The Imported Motor Vehicle Industry Association (VIA) welcomes the Government’s decision to reduce the Clean Car Standard (CCS) penalty for used vehicle imports to $7.50 per gram of CO₂ from 1 January 2026, applying through 2026–2027, alongside a major review of the CCS in 2026. 

VIA understands the penalty change will be included with legislation currently before the House that will extend credit life and enable credit trading between new-vehicle and used-vehicle accounts, with both measures set to commence 1 January 2026. 
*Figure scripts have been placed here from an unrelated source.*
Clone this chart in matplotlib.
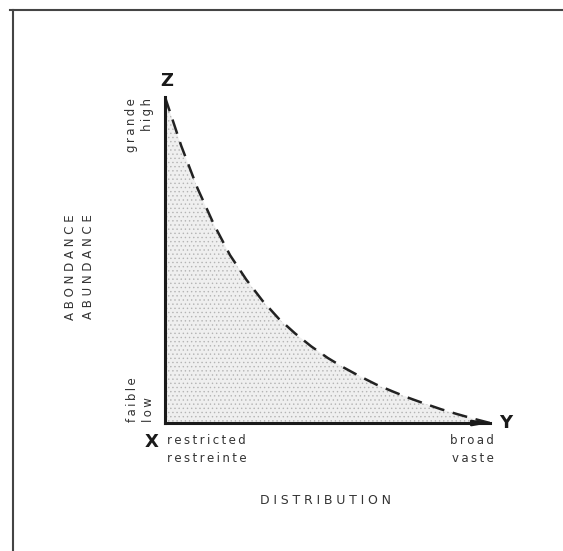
import matplotlib.pyplot as plt
from matplotlib.lines import Line2D

W, H = 563, 551

# curve (fraction of distribution, fraction of abundance)
distribution = [0.0, 0.05, 0.1, 0.15, 0.2, 0.25, 0.3, 0.35, 0.4, 0.45, 0.5,
                0.55, 0.6, 0.65, 0.7, 0.75, 0.8, 0.85, 0.9, 0.95, 1.0]
abundance = [1.0, 0.85, 0.72, 0.61, 0.515, 0.44, 0.375, 0.32, 0.275, 0.235, 0.20,
             0.17, 0.143, 0.118, 0.097, 0.077, 0.059, 0.042, 0.027, 0.013, 0.0]

TITLE_X = "DISTRIBUTION"
TITLE_Y = ["ABONDANCE", "ABUNDANCE"]
X_LOW = ["restricted", "restreinte"]
X_HIGH = ["broad", "vaste"]
Y_HIGH = ["grande", "high"]
Y_LOW = ["faible", "low"]


def spaced(s, sep="\u2009"):
    return sep.join(s)


def px(x, y):
    # pixel position (from top-left) -> figure fraction
    return x / W, 1 - y / H


fig = plt.figure(figsize=(W / 100, H / 100), dpi=100)
fig.patch.set_facecolor("white")

# plot area: x 165..490, y 97..423 in pixels
ax = fig.add_axes([165 / W, 1 - 423 / H, 325 / W, 326 / H])
ax.set_xlim(0, 1)
ax.set_ylim(0, 1)
ax.set_xticks([])
ax.set_yticks([])
for side in ["top", "right"]:
    ax.spines[side].set_visible(False)
for side in ["left", "bottom"]:
    ax.spines[side].set_linewidth(2.2)
    ax.spines[side].set_color("#1a1a1a")
ax.patch.set_alpha(0)

plt.rcParams["hatch.linewidth"] = 0.5
ax.fill_between(distribution, abundance, 0, facecolor="#efefef",
                edgecolor="#b4b4b4", hatch="....", linewidth=0)
ax.plot(distribution, abundance, color="#222222", lw=1.8,
        dashes=(6, 3.5), solid_capstyle="butt")
ax.annotate("", xy=(1.01, 0), xytext=(0.95, 0),
            arrowprops=dict(arrowstyle="-|>,head_length=0.8,head_width=0.14",
                            color="#1a1a1a", lw=2), annotation_clip=False)

# corner letters
fig.text(*px(167, 81), "Z", fontsize=13, fontweight="bold", ha="center", va="center", color="#1a1a1a")
fig.text(*px(152, 442), "X", fontsize=13, fontweight="bold", ha="center", va="center", color="#1a1a1a")
fig.text(*px(506, 423), "Y", fontsize=13, fontweight="bold", ha="center", va="center", color="#1a1a1a")

txt = dict(color="#333333", fontsize=8.5)
fig.text(*px(132, 98), spaced(Y_HIGH[0]), rotation=90, ha="center", va="top", **txt)
fig.text(*px(148, 98), spaced(Y_HIGH[1]), rotation=90, ha="center", va="top", **txt)
fig.text(*px(132, 422), spaced(Y_LOW[0]), rotation=90, ha="center", va="bottom", **txt)
fig.text(*px(149, 422), spaced(Y_LOW[1]), rotation=90, ha="center", va="bottom", **txt)

fig.text(*px(167, 440), spaced(X_LOW[0]), ha="left", va="center", **txt)
fig.text(*px(167, 459), spaced(X_LOW[1]), ha="left", va="center", **txt)
fig.text(*px(494, 440), spaced(X_HIGH[0]), ha="right", va="center", **txt)
fig.text(*px(494, 459), spaced(X_HIGH[1]), ha="right", va="center", **txt)

fig.text(*px(71, 267), spaced(TITLE_Y[0], " "), rotation=90, ha="center", va="center", **txt)
fig.text(*px(89, 267), spaced(TITLE_Y[1], " "), rotation=90, ha="center", va="center", **txt)
fig.text(*px(326, 500), spaced(TITLE_X, "\u2009\u200a"), ha="center", va="center",
         color="#333333", fontsize=9)

# page frame (top and left edges)
fig.add_artist(Line2D([10 / W, 1], [1 - 10 / H, 1 - 10 / H], color="#444444", lw=1.5))
fig.add_artist(Line2D([13 / W, 13 / W], [1 - 10 / H, 0], color="#444444", lw=1.5))

fig.savefig("out.png", dpi=100, facecolor="white")
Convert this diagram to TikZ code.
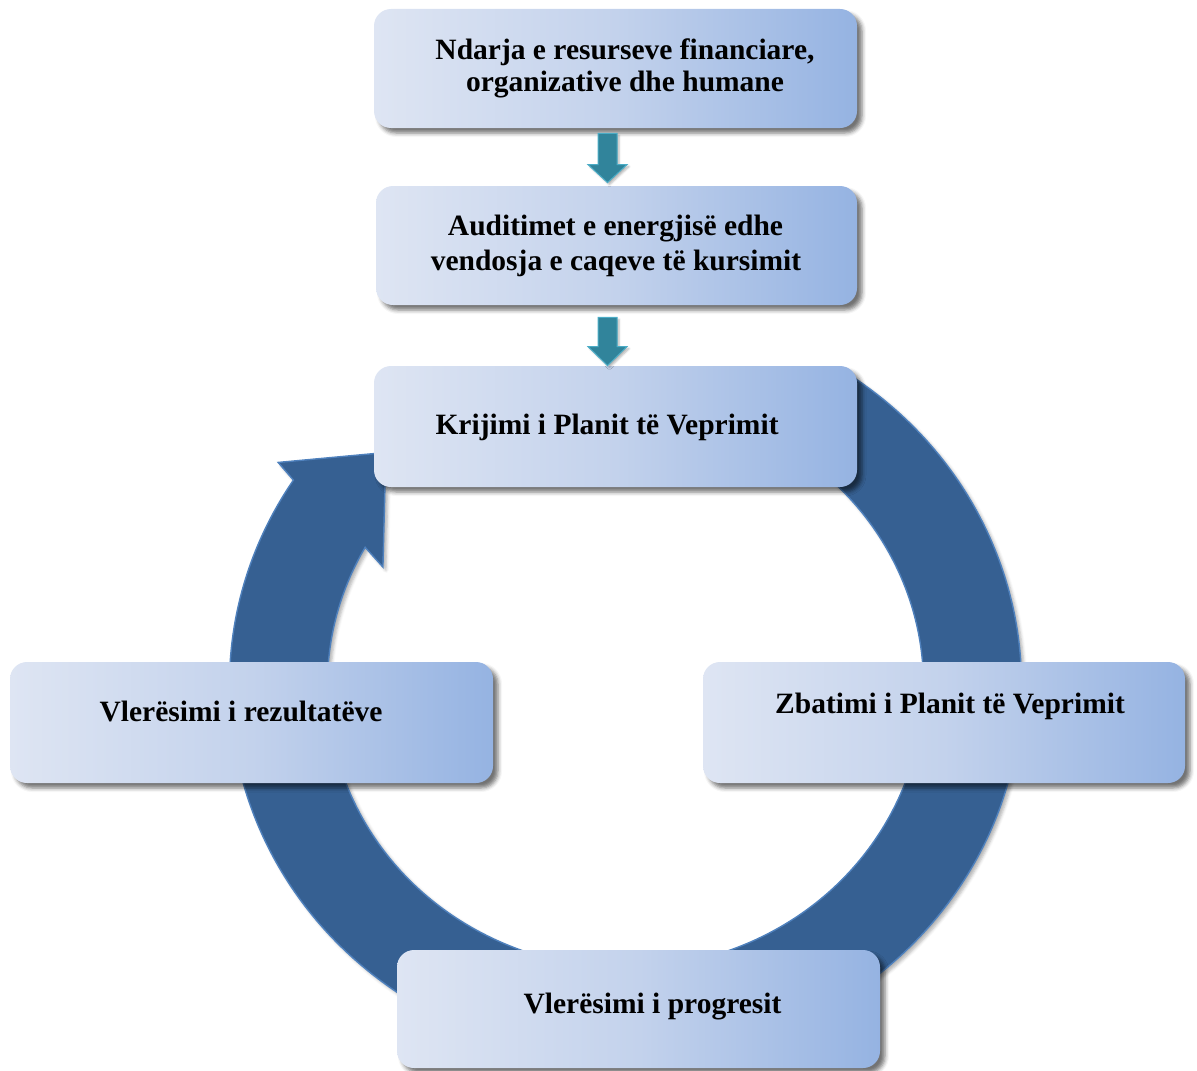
\documentclass[tikz,border=0pt]{standalone}
\usepackage{fontspec}
\setmainfont{Liberation Serif}
\usetikzlibrary{shadows.blur,calc}
\definecolor{boxL}{HTML}{DEE5F3}
\definecolor{boxM}{HTML}{C3D2EC}
\definecolor{boxR}{HTML}{95B3E2}
\definecolor{ringfill}{HTML}{366092}
\definecolor{ringedge}{HTML}{4F81BD}
\definecolor{arrfill}{HTML}{31849B}
\definecolor{arredge}{HTML}{4BACC6}
\tikzset{
  stagebox/.style={rounded corners=8.5pt, minimum width=241.5pt, minimum height=60pt,
    inner sep=0pt, left color=boxL, right color=boxR, middle color=boxM,
    blur shadow={shadow xshift=2.5pt, shadow yshift=-2.5pt, shadow blur radius=2pt, shadow opacity=55}},
  lbl/.style={anchor=base, inner sep=0pt, font=\fontsize{14.75}{17}\selectfont\bfseries},
  ringstyle/.style={fill=ringfill, draw=ringedge, line width=0.7pt, line join=miter,
    blur shadow={shadow xshift=1.5pt, shadow yshift=-1.5pt, shadow blur radius=1.5pt, shadow opacity=30}},
  flowarrow/.style={fill=arrfill, draw=arredge, line width=0.5pt,
    blur shadow={shadow xshift=1pt, shadow yshift=-1pt, shadow blur radius=1pt, shadow opacity=30}}
}
\newcommand\flowarr[3]{% #1 start, #2 tip, #3 head length
  \filldraw[flowarrow] ([xshift=-4.75pt]#1) -- ([xshift=-4.75pt,yshift=#3]#2)
    -- ([xshift=-9.75pt,yshift=#3]#2) -- (#2) -- ([xshift=9.75pt,yshift=#3]#2)
    -- ([xshift=4.75pt,yshift=#3]#2) -- ([xshift=4.75pt]#1) -- cycle;}
\begin{document}
\begin{tikzpicture}[x=0.5pt,y=-0.5pt]
\useasboundingbox (0,0) rectangle (1197,1070);

% circular arrow
\begin{scope}[shift={(625.5,685)}, yscale=0.95]
  \path[ringstyle] (-56:396) arc[start angle=-56, end angle=213, radius=396]
    -- (214:419) -- (225.6:342.6) -- (207.1:272.5) -- (209.1:298)
    arc[start angle=209.1, end angle=-56, radius=298] -- cycle;
\end{scope}

% boxes
\node[stagebox, minimum height=59.5pt] (b1) at (615.5,68.5) {};
\node[stagebox, minimum height=59.5pt, minimum width=240.5pt] (b2) at (616.5,245.5) {};
\node[stagebox, minimum height=60.5pt] (b3) at (615.5,426.5) {};
\node[stagebox, minimum height=60.5pt, minimum width=241pt] (b4) at (944,722.5) {};
\node[stagebox, minimum height=60.5pt] (b5) at (251.5,722.5) {};
\node[stagebox, minimum height=59pt] (b6) at (638.5,1009) {};

% texts
\node[lbl] (t1a) at (625,59.3) {Ndarja e resurseve financiare,};
\node[lbl] (t1b) at (625,91) {organizative dhe humane};
\node[lbl] (t2a) at (615.5,235) {Auditimet e energjisë edhe};
\node[lbl] (t2b) at (616,270) {vendosja e caqeve të kursimit};
\node[lbl] (t3) at (607,434) {Krijimi i Planit të Veprimit};
\node[lbl] (t4) at (950,713) {Zbatimi i Planit të Veprimit};
\node[lbl] (t5) at (241,721.5) {Vlerësimi i rezultatëve};
\node[lbl] (t6) at (652.5,1013) {Vlerësimi i progresit};

% flow arrows
\coordinate (a1s) at ([xshift=-4pt,yshift=-2.5pt]b1.south);
\coordinate (a1e) at ([yshift=1.5pt]b2.north -| a1s);
\flowarr{a1s}{a1e}{9pt}
\coordinate (a2s) at ([xshift=-4.5pt,yshift=-6pt]b2.south);
\coordinate (a2e) at (b3.north -| a2s);
\flowarr{a2s}{a2e}{9.5pt}
\end{tikzpicture}
\end{document}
“This is a sensible circuit-breaker,” said Greig Epps, Chief Executive of VIA. “It will take the heat out of prices while the system is reviewed. Our members have supplied the evidence and case studies that got us here, and we thank Ministers and MPs who listened.” 

Why it matters 

  • Around 70% of used imports are currently penalised and about half of those penalties are more than $1,000. At that level, buyers in the $10–$15k bracket often walk away or trade down, slowing fleet replacement. 
  • With fewer mid-life vehicles coming in to refresh the fleet, people are holding onto vehicles longer, increasing the age of the fleet and slowing – if not reversing – gains made in previous years. 
  • A lower penalty rate should stabilise retail pricing, keep buyers in the market, and accelerate fleet refresh, improving emissions and safety outcomes. 
  • Credit-life extension and cross-sector credit trading will help unlock value stranded in new-vehicle accounts and lower costs for consumers in the used market. 

VIA emphasised that the 2026 review must fix the underlying architecture, in particular the weight adjustment in the target-setting algorithm. 

“A key problem is weight adjustment,” Epps said. “It distorts outcomes for practical family cars. Judge vehicles on their actual emissions and let credit trading work across the whole market. That’s how you deliver affordable, lower-emitting cars into Kiwi driveways faster.” 

VIA also noted the importance of timely decisions in 2026 to avoid reform being delayed by the general election period. 

“We support pragmatic relief now and decisive settings next,” Epps said. “Keep the review tight and early, remove or neutralise weight adjustment for passenger vehicles, and make credit trading work in practice from day one.”